Shares of Under Armour Inc. (NYSE: UA) (NYSE: UAA) dropped 11.2% in July, according to data from S&P Global Market Intelligence , following the athletic apparel and footwear specialist's second-quarter 2018 results .
Curiously, Under Armour climbed around 4% on July 26, following the release of its quarterly report that morning. But then Under Armour declined more than 6% the following day as investors absorbed the news, and it only continued to drift lower from there.

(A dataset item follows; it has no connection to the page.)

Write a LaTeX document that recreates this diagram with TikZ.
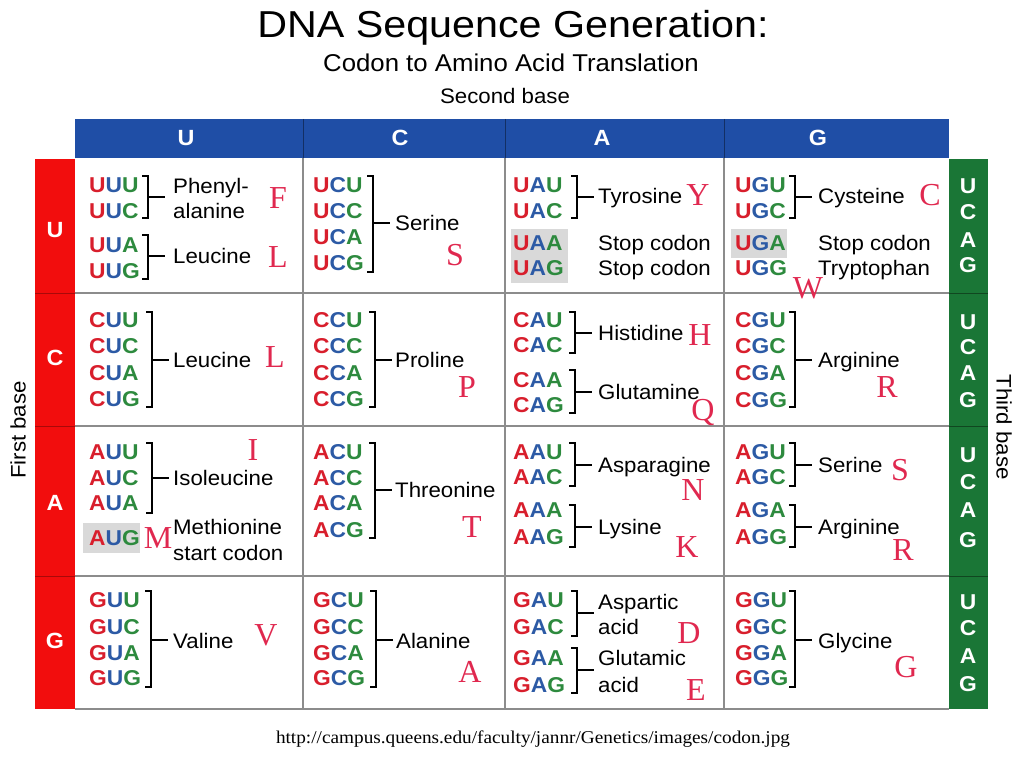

To be clear, Under Armour's actual second quarter was solid. Revenue climbed 8% year over year to $1.2 billion, beating expectations thanks to a modest return to growth from its core North American segment, where sales rose 1.6%, to $843 million. That translated to an adjusted net loss of $34 million, or $0.08 per share (and that was after excluding $62 million in restructuring costs), which was essentially in line with consensus estimates.
CEO Kevin Plank said, "The ongoing improvements in our structure, systems, and go-to-market process across our global business better position us to drive a more consistent, predictable path to deliver for our consumers, customers, and shareholders over the long term."
Under Armour also told investors that it identified roughly $80 million of additional restructuring initiatives during the quarter. As such, its 2018 restructuring plan is now expected to result in pre-tax charges of $190 million to $210 million (up from the previously communicated range of $110 million to $130 million).
Looking ahead to the full year, Under Armour also revised its 2018 guidance for revenue to increase roughly 3% to 4% from 2017, marking a more specific prediction, as compared to its previous outlook for low single-digit growth. But Under Armour also called for full-year gross margin to be flat to down slightly from 45% last year -- a reduction from its prior outlook for the metric to climb 50 basis points to 45.5%. Excluding the impact of the restructuring, however, it also reiterated its outlook for 2018 adjusted earnings per share in the range of $0.14 to $0.19.
In the end, there's no denying that Under Armour's turnaround is making progress, and its long-term story appears to remain firmly intact. But given the significant increase in restructuring costs to actually execute that turnaround relative to its original expectations, it's no surprise that the stock gave back its initial post-earnings gains last month.